Andrej Karpathy has long been speaking about the possible pitfall of Reinforcement Learning approaches in getting humanity to AGI, but he’s now explained in great detail why reinforcement learning produces suboptimal outcomes.
In a recent appearance on the Dwarkesh podcast, Karpathy—the former Tesla AI Director and founding member of OpenAI—delivered a surprisingly blunt assessment of reinforcement learning (RL), the technique that underpins much of modern AI’s most impressive capabilities. While RL has enabled breakthroughs from AlphaGo to ChatGPT’s conversational abilities, Karpathy’s critique suggests the technology may be far more limited than its recent success stories suggest. His central thesis? “Humans don’t use reinforcement learning,” and the approach itself is “terrible”—it’s just that everything we had before was even worse.
The Core Problem: Noisy, Inefficient Learning
Karpathy illustrated his critique with a straightforward example: solving a math problem. “In reinforcement learning, you will try lots of things in parallel first. So you’re given a problem. You try hundreds of different attempts, and these attempts can be complex, right? They can be like, ‘oh, let me try this, let me try that. This didn’t work. That didn’t work,’ et cetera. And then maybe you get an answer and now you check the back of the book and you see, okay, the correct answer is this.”
The issue emerges in how the system learns from success. “You can see that, okay, this one, this one, and that one got the correct answer, but these other 97 of them didn’t.
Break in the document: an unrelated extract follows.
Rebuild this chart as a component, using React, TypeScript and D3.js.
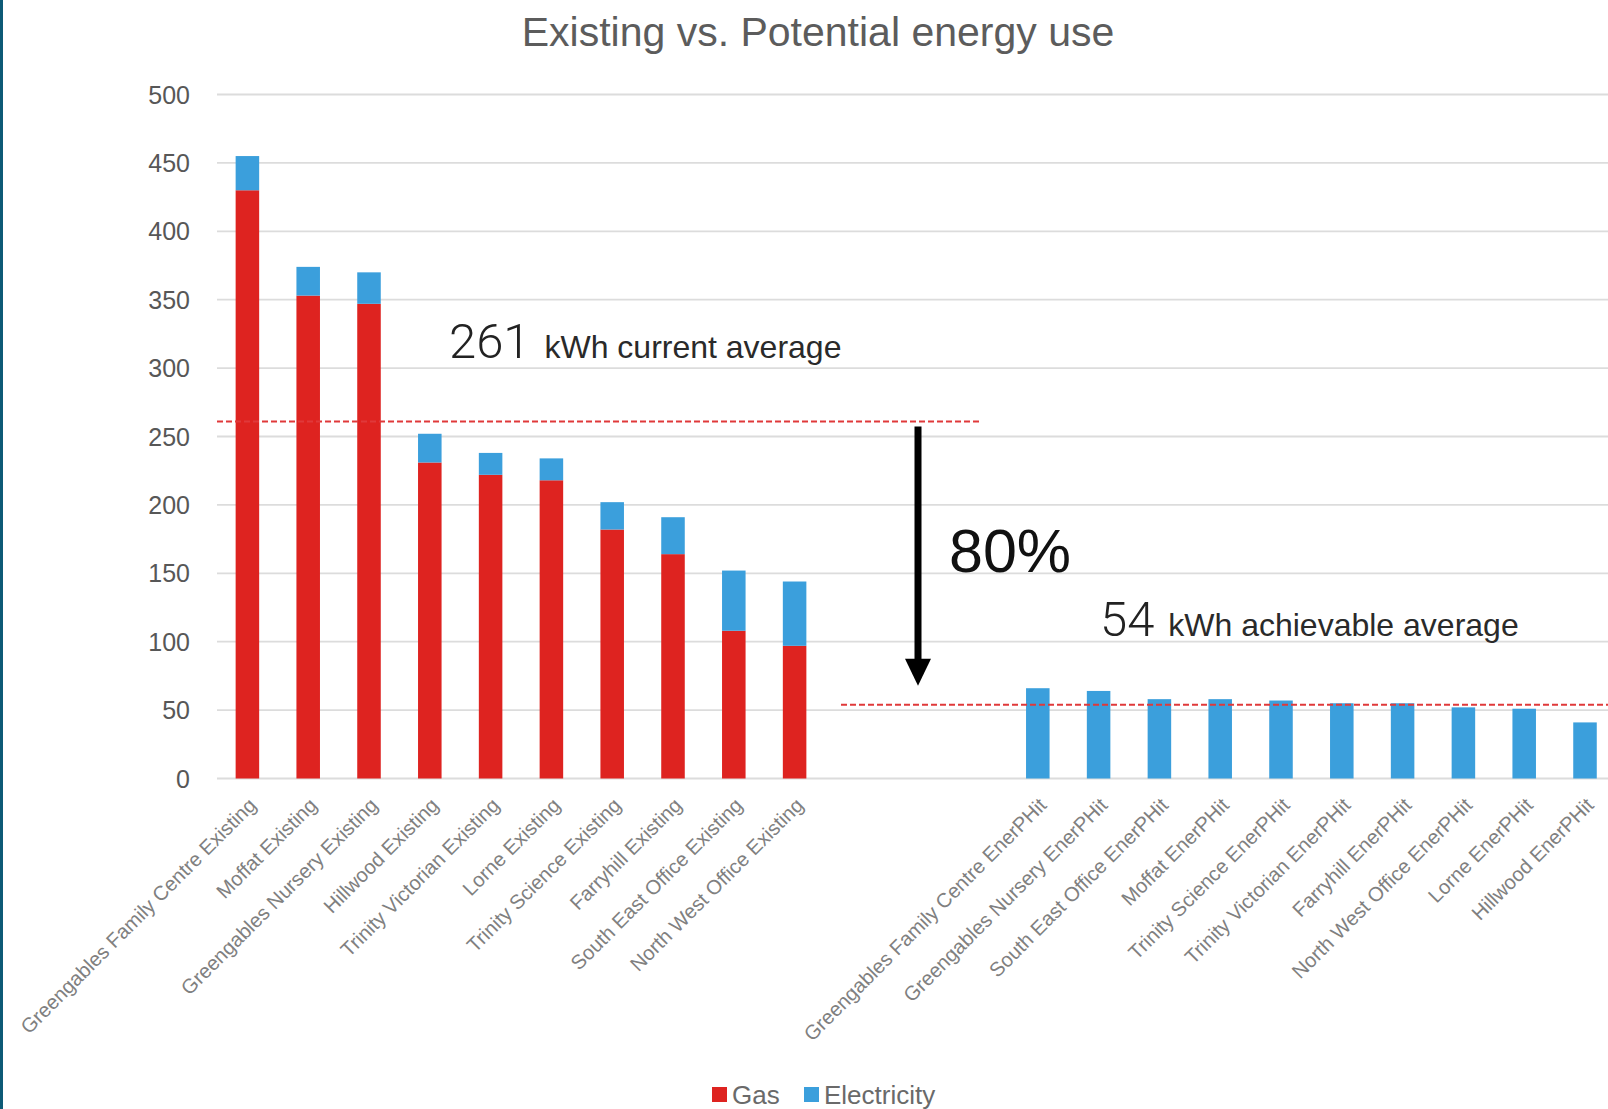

So literally what reinforcement learning does is it goes to the ones that worked really well and every single thing you did along the way—every single token gets upweighted of like, ‘do more of this.'”
This is where the fundamental flaw reveals itself. “The problem with that is, I mean, people will say that your estimator has high variance, but what I mean is it’s just noisy. It’s noisy. So basically it kind of almost assumes that every single little piece of the solution that you made that got to the right answer was the correct thing to do, which is not true.”
The Straw Problem
Karpathy deployed a vivid metaphor to capture the inefficiency: “You may have gone down the wrong alleys until you got to the right solution. Every single one of those incorrect things you did, as long as you got to the correct solution, will be upweighted as ‘do more of this.’ It’s terrible. Yeah, it’s noisy. You’ve done all this work only to find a single—at the end you get a single number of like, ‘oh, you did correct.’ And based on that, you weigh that entire trajectory as like ‘upgrade or downweight.'”
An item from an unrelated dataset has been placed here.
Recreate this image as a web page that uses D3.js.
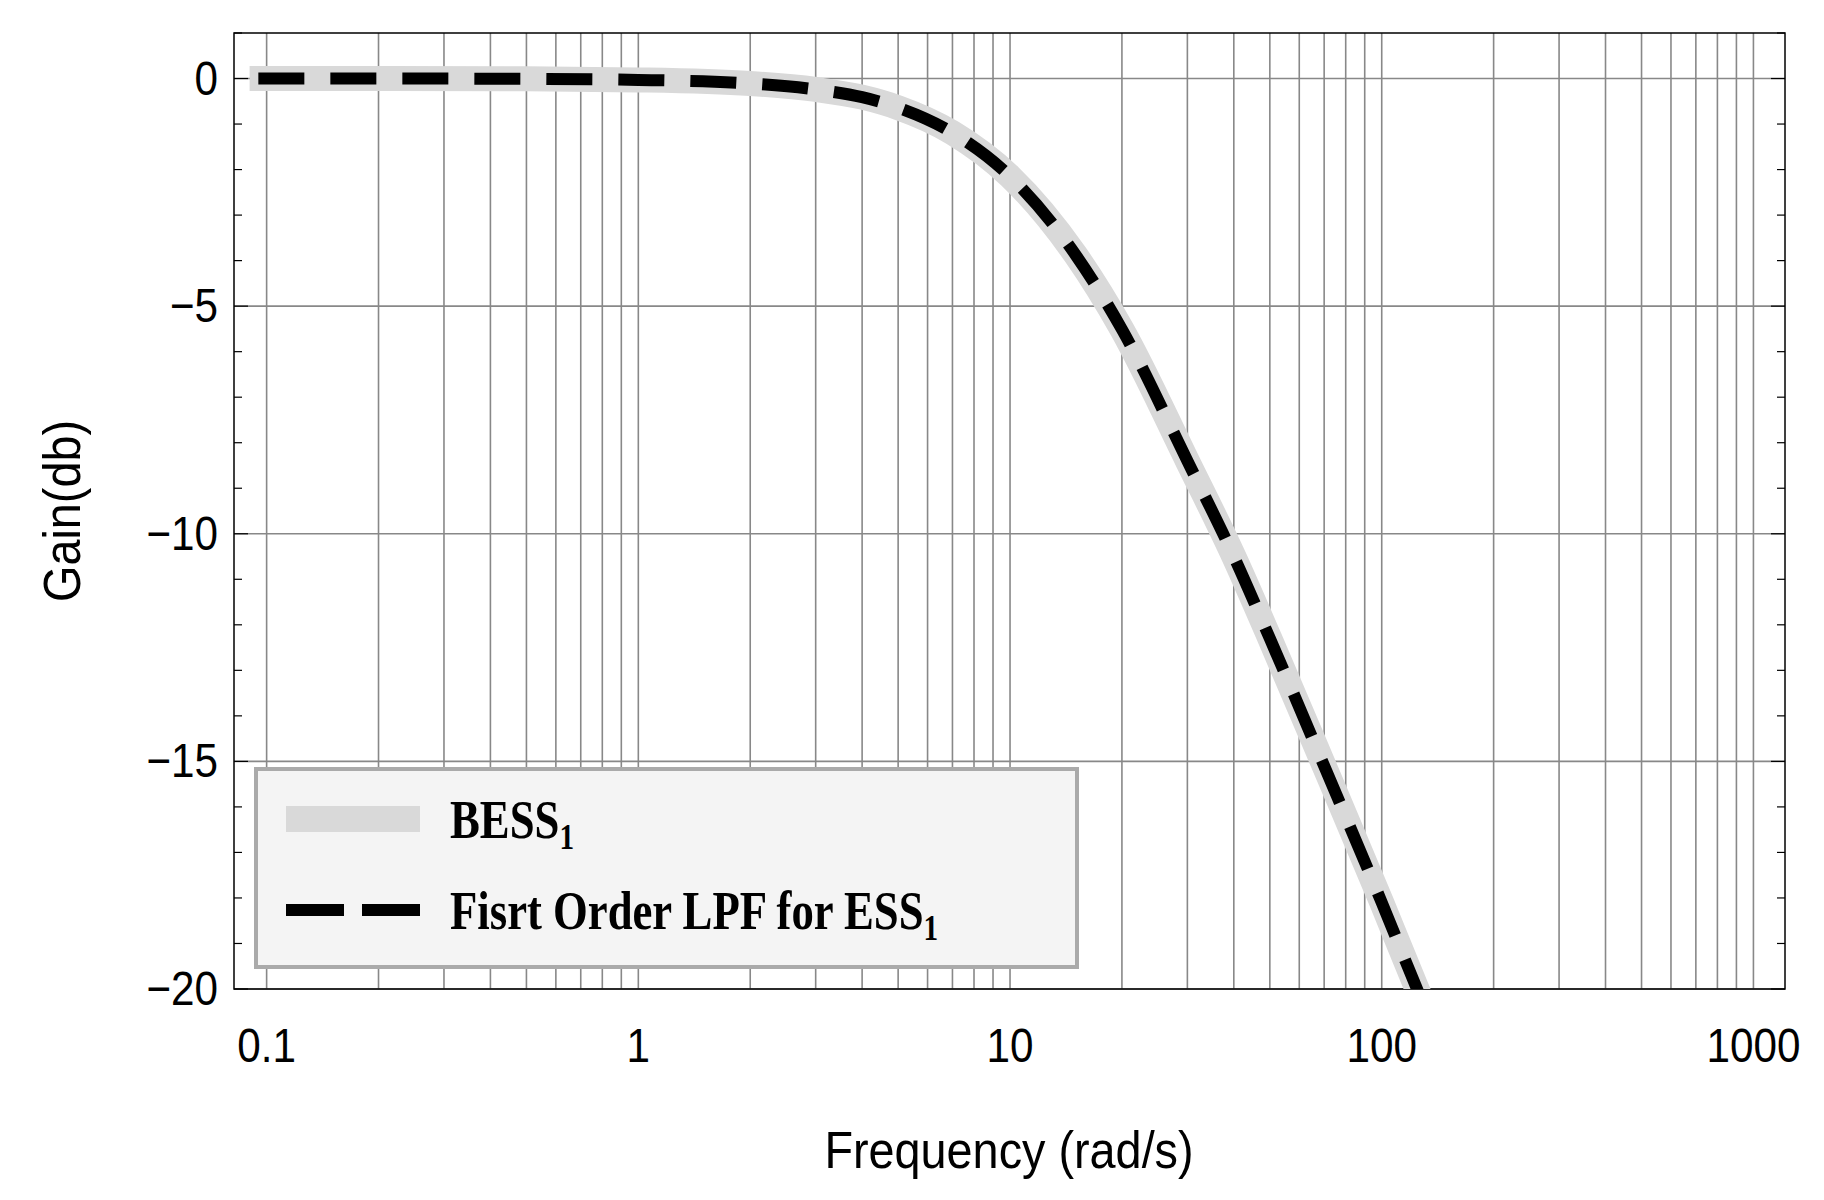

The metaphor he uses is striking: “The way I like to put it is you’re sucking supervision through a straw, because you’ve done all this work that could be minutes of rollout and you’re sucking the bits of supervision of the final reward signal through a straw, and you’re broadcasting that across the entire trajectory and using that to upgrade or downweight that trajectory. It’s crazy.”
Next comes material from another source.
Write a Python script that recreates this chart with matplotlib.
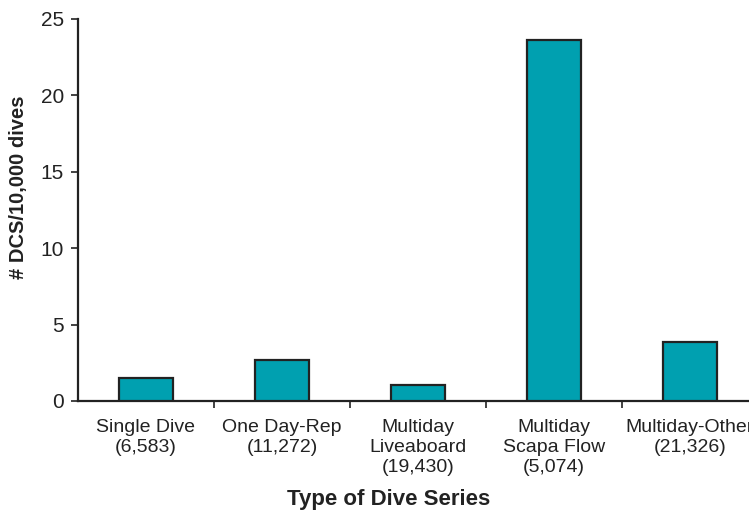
import matplotlib
matplotlib.use("Agg")
import matplotlib.pyplot as plt
import numpy as np

categories = ["Single Dive\n(6,583)", "One Day-Rep\n(11,272)", "Multiday\nLiveaboard\n(19,430)",
              "Multiday\nScapa Flow\n(5,074)", "Multiday-Other\n(21,326)"]
values = [1.5, 2.7, 1.05, 23.6, 3.85]
yticks = [0, 5, 10, 15, 20, 25]

plt.rcParams['font.family'] = ['Liberation Sans', 'DejaVu Sans']

W, H = 749, 513
fig = plt.figure(figsize=(W/100, H/100), dpi=100)
ax = fig.add_axes([78/W, (H-401)/H, 680/W, 382/H])

x = np.arange(len(categories))
ax.bar(x, values, width=0.40, color='#00A0B0', edgecolor='#222222', linewidth=1.6, zorder=3)

ax.set_xlim(-0.5, len(categories)-0.5)
ax.set_ylim(0, 25)
ax.set_yticks(yticks)
ax.set_yticklabels([str(t) for t in yticks], fontsize=15, color='#222222')

ax.set_xticks(x)
ax.set_xticklabels(categories, fontsize=14, color='#222222', linespacing=1.23)
ax.tick_params(axis='x', which='major', length=0, pad=13)
ax.set_xticks(np.arange(len(categories)-1)+0.5, minor=True)
ax.tick_params(axis='x', which='minor', length=5, width=1.2, color='#222222', direction='out')
ax.tick_params(axis='y', length=5, width=1.2, color='#222222', direction='out', pad=5)

for s in ['top', 'right']:
    ax.spines[s].set_visible(False)
for s in ['left', 'bottom']:
    ax.spines[s].set_color('#222222')
    ax.spines[s].set_linewidth(1.6)

fig.text(19/W, 1-187/H, "# DCS/10,000 dives", fontsize=14.5, fontweight='bold', color='#222222',
         ha='center', va='center', rotation=90)
fig.text(389/W, 1-500/H, "Type of Dive Series", fontsize=16, fontweight='bold', color='#222222',
         ha='center', va='center')

fig.savefig("out.png", dpi=100)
Why It Still Works (Sort Of)
Despite his harsh criticism, Karpathy acknowledges that RL remains the best tool available—not because it’s good, but because the alternatives are worse. “Reinforcement learning is terrible. It just so happens that everything that we had before it is much worse, because previously we’re just imitating people, so it has all these issues.”
Implications for the AI Industry
Karpathy’s critique arrives at a pivotal moment for the AI industry. Major labs including OpenAI, Google DeepMind, and Anthropic have heavily invested in reinforcement learning techniques, particularly Reinforcement Learning from Human Feedback (RLHF), which has become the standard approach for aligning large language models with human preferences. OpenAI’s o1 model, released in 2024, represents a significant bet on RL-based reasoning, using the technique to enable models to “think” through problems step-by-step.
However, recent developments suggest the industry may be heeding similar concerns. There’s growing interest in alternative training paradigms, including direct preference optimization (DPO) and other methods that attempt to learn from feedback more efficiently. Some researchers are exploring hybrid approaches that combine imitation learning with more targeted forms of feedback, potentially addressing the “noisy supervision” problem Karpathy describes.
The critique also raises questions about the path to artificial general intelligence. If RL is fundamentally limited in its ability to learn efficiently from sparse reward signals, and if humans genuinely “do something different,” as Karpathy suggests, then the current trajectory of scaling up RL-based systems may face inherent limitations. This could explain why, despite massive computational investments, certain types of reasoning and learning remain challenging for even the most advanced AI systems.
For an industry that has grown accustomed to exponential progress, Karpathy’s warning serves as a reminder that the current paradigm—no matter how successful—may be built on fundamentally inefficient foundations. The question now is whether researchers can develop genuinely new approaches to machine learning, or whether we’ll continue refining a technique that, in Karpathy’s words, remains “terrible”—just less terrible than everything else we’ve tried.